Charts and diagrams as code
┄┄┄┄┄┄┄┄┄┄┄┄┄┄┄┄┄┄┄┄

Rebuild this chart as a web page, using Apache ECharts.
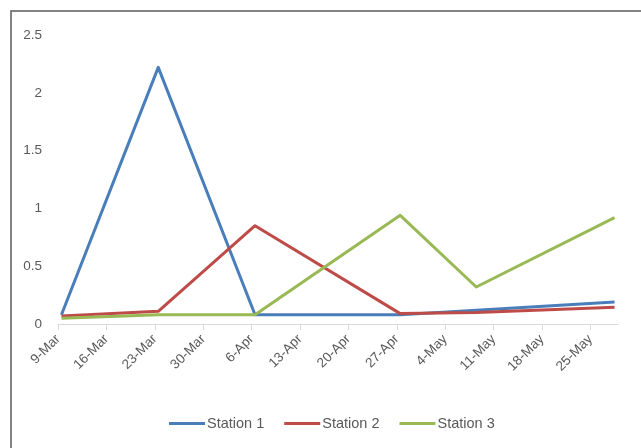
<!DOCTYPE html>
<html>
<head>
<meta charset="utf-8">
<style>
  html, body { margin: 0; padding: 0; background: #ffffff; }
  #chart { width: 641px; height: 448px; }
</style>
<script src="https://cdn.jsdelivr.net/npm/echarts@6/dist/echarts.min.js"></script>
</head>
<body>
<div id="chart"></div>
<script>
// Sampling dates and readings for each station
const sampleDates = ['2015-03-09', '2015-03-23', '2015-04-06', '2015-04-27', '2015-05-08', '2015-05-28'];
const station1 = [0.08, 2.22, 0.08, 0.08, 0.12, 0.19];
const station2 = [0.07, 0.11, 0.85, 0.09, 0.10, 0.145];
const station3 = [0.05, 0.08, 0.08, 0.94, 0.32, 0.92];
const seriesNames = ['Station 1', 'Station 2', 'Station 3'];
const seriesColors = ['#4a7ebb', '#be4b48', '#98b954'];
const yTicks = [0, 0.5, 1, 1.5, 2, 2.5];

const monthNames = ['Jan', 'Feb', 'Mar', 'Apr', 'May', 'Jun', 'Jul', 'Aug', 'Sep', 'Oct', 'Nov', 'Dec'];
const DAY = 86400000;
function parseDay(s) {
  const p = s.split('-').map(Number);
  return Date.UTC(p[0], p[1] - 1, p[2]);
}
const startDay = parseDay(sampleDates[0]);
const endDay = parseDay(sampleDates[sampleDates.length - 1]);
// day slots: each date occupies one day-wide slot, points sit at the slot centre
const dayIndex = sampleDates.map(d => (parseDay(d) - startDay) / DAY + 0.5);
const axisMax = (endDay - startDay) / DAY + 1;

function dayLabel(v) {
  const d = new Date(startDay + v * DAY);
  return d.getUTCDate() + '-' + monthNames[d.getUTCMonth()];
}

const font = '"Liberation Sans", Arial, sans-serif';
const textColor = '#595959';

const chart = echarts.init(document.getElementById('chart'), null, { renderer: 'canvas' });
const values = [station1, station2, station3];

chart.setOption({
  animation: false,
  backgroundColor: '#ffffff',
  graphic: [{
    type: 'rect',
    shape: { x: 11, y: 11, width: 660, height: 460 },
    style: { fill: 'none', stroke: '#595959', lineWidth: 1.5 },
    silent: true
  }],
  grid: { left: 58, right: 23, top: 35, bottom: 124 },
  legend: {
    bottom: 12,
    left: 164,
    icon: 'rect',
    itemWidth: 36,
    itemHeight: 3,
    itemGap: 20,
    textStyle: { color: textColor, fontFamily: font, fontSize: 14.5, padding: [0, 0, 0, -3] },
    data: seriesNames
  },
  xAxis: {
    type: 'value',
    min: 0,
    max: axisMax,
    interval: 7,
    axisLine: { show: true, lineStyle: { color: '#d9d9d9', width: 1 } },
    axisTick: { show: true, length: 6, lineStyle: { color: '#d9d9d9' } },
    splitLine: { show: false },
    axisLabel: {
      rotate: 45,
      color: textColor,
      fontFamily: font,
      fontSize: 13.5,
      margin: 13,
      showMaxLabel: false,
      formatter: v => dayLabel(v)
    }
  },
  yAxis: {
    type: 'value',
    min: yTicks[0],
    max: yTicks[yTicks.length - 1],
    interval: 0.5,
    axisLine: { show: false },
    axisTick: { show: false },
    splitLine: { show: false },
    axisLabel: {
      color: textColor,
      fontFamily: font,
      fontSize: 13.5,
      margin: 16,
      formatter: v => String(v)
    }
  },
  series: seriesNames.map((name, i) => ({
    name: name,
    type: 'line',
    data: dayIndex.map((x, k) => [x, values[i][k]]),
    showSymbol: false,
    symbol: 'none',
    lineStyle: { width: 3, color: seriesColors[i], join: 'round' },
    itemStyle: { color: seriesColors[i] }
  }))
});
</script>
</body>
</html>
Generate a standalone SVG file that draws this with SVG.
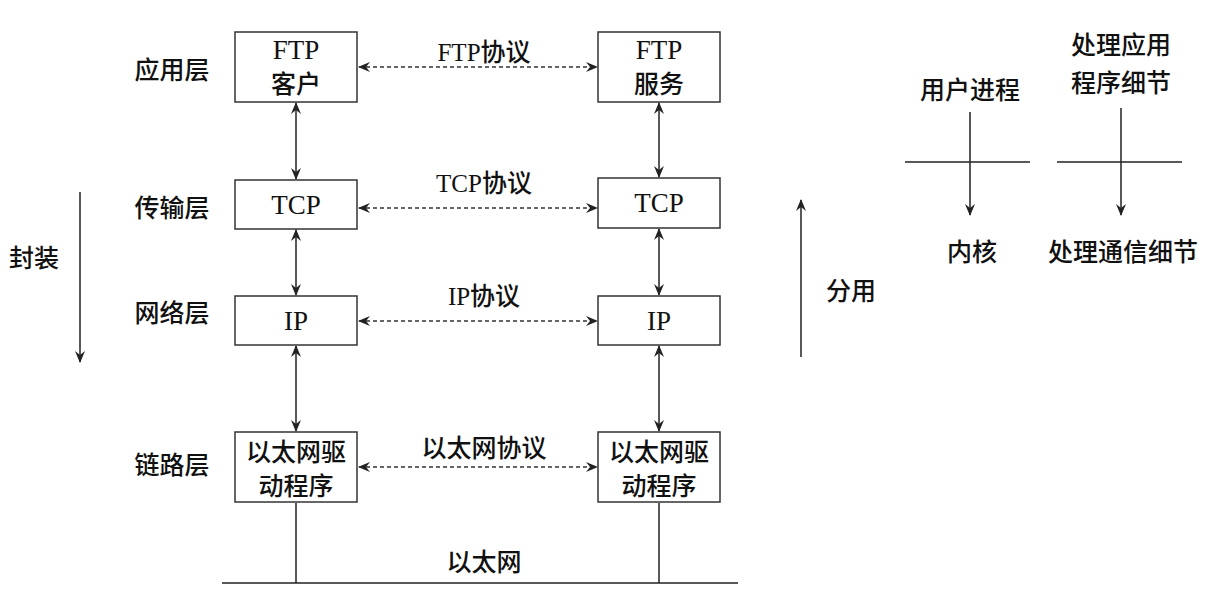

┄┄┄┄┄┄┄┄┄┄┄┄┄┄┄┄┄┄┄┄

**Short problem:** Say how many lines include the word "this"; reply with the number alone.

**In response:** 2